** Begin **

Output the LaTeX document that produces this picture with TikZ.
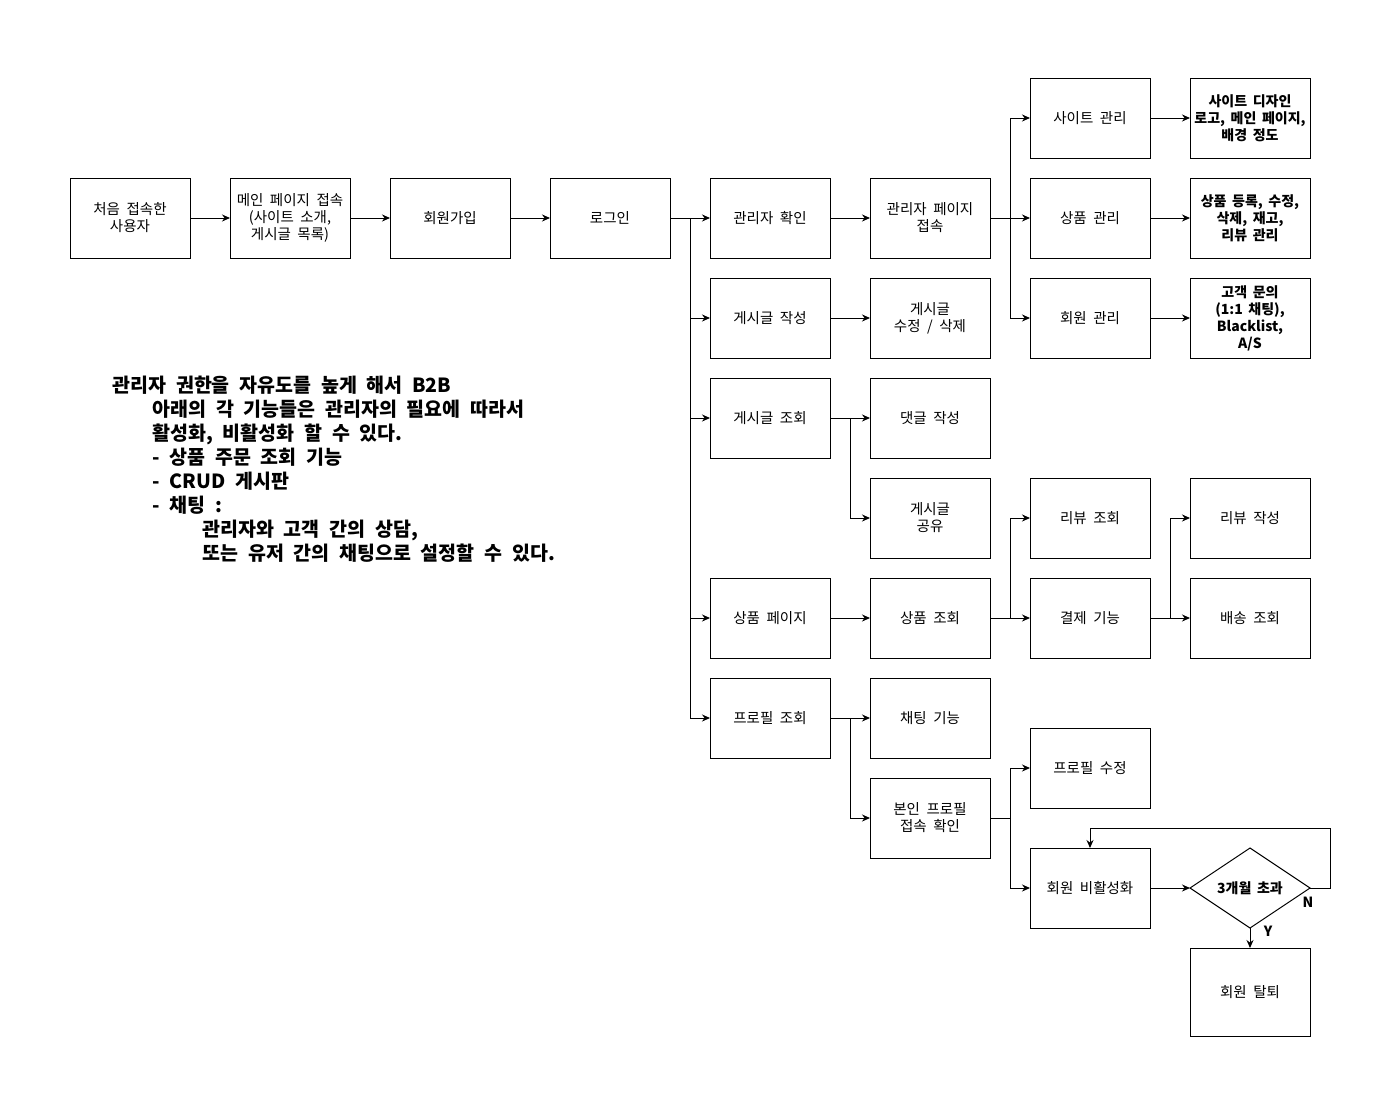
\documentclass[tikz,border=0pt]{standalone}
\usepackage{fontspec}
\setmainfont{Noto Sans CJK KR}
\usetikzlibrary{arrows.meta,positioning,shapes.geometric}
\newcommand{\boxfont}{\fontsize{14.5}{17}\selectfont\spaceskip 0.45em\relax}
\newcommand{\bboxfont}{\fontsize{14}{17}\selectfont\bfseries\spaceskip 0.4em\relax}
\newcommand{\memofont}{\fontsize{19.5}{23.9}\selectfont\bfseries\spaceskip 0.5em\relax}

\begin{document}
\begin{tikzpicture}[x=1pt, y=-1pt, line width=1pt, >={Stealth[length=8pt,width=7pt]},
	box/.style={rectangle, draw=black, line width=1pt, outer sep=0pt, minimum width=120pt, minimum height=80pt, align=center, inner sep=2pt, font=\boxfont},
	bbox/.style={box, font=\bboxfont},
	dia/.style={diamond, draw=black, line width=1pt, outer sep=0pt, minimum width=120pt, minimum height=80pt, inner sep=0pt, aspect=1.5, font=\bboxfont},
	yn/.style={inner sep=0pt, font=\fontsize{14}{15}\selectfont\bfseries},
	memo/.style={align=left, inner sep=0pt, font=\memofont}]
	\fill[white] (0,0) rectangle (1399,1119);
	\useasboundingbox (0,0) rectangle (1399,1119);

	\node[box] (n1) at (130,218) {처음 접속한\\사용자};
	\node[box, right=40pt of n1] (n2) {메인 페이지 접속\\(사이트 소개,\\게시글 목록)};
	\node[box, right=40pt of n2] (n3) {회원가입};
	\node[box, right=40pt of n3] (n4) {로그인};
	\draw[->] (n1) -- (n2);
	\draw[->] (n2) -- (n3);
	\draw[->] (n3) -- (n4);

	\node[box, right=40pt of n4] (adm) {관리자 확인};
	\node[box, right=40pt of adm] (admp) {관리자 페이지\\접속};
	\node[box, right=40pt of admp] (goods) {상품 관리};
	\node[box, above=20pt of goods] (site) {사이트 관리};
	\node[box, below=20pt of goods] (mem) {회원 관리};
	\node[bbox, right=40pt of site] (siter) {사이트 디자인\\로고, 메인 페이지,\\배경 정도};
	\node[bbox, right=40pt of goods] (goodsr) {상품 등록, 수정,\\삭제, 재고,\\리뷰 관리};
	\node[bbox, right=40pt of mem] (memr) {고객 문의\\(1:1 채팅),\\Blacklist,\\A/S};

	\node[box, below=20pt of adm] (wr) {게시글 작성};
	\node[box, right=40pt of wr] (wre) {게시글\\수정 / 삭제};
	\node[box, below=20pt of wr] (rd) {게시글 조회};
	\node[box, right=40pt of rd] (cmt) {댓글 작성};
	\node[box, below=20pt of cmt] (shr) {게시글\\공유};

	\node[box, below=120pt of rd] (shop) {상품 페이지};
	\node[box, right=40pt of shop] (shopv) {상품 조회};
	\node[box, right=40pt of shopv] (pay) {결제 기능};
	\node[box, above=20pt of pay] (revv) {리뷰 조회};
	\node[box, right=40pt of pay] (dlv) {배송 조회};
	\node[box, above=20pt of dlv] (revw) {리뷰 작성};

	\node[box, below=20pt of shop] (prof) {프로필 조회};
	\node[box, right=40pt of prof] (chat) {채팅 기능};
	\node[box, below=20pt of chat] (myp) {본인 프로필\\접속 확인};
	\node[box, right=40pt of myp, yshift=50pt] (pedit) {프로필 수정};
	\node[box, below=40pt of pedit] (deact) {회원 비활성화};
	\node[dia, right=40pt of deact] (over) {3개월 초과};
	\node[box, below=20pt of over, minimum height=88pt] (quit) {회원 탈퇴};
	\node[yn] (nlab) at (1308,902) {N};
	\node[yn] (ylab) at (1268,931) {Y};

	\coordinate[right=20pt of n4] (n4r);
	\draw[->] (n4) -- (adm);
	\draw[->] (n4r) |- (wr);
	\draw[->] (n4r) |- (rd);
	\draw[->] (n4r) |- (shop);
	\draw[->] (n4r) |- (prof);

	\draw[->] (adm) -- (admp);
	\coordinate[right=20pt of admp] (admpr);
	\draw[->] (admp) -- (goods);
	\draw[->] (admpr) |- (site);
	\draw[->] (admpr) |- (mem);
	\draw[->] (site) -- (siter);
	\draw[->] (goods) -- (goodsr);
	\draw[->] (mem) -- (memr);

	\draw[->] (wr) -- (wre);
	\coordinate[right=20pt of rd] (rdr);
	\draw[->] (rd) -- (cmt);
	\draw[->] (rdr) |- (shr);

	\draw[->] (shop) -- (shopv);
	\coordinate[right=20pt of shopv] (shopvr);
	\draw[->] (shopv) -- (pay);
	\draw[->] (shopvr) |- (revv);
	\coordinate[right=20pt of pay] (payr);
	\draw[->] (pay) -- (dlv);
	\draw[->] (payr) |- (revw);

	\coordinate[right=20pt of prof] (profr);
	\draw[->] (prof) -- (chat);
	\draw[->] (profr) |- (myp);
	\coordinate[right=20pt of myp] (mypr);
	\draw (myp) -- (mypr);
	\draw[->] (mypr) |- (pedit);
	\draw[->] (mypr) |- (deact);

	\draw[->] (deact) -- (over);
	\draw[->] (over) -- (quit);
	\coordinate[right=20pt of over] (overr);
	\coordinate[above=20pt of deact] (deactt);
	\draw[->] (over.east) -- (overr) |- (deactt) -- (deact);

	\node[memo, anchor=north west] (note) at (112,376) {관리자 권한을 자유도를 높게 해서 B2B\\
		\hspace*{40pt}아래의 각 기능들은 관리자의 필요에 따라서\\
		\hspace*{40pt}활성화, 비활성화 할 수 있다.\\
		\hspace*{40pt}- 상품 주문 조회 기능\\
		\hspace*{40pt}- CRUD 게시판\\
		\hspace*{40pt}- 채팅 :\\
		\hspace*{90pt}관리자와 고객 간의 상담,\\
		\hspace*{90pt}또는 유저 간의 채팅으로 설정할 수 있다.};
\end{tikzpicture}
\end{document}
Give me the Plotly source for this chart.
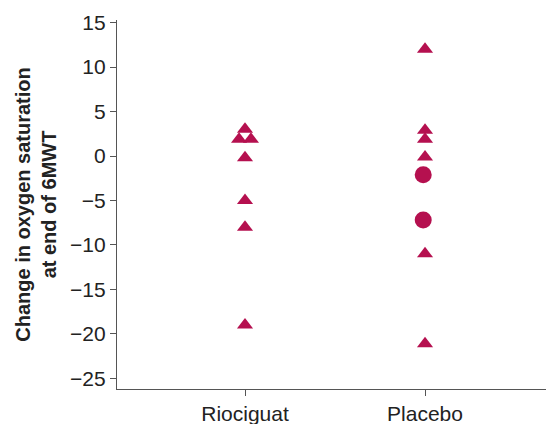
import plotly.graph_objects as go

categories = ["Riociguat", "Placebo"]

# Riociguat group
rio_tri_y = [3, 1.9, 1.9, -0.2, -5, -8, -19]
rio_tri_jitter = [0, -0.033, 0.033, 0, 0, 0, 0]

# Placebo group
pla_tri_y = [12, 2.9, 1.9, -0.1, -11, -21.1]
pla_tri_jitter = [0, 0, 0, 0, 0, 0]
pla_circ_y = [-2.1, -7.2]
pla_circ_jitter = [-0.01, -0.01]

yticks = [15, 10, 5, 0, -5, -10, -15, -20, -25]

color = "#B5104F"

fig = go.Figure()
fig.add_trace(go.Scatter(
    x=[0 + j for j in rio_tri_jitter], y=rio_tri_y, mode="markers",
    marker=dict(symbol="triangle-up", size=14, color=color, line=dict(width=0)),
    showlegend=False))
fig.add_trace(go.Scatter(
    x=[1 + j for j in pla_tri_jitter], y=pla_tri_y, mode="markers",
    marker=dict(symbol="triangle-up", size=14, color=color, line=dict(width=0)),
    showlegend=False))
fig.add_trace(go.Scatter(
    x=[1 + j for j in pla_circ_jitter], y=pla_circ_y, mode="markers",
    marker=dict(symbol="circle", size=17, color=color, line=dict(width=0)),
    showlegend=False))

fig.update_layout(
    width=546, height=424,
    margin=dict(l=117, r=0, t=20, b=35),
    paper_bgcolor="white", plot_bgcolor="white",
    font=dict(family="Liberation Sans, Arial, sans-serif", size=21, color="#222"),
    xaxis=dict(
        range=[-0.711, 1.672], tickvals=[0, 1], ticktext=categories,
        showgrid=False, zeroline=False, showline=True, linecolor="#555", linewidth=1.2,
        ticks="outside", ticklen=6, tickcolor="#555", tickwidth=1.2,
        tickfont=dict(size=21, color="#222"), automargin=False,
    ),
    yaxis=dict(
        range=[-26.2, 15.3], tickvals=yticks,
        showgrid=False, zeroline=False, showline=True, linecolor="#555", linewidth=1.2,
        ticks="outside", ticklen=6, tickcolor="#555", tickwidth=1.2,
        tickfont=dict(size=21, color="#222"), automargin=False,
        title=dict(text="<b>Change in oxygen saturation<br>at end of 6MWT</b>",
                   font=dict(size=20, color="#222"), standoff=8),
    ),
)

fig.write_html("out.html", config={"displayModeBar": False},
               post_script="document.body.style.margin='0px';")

** End **

Objective:
Find the lines above that contain the word "this" and collect them.

Exercise answer:
Output the LaTeX document that produces this picture with TikZ.
Give me the Plotly source for this chart.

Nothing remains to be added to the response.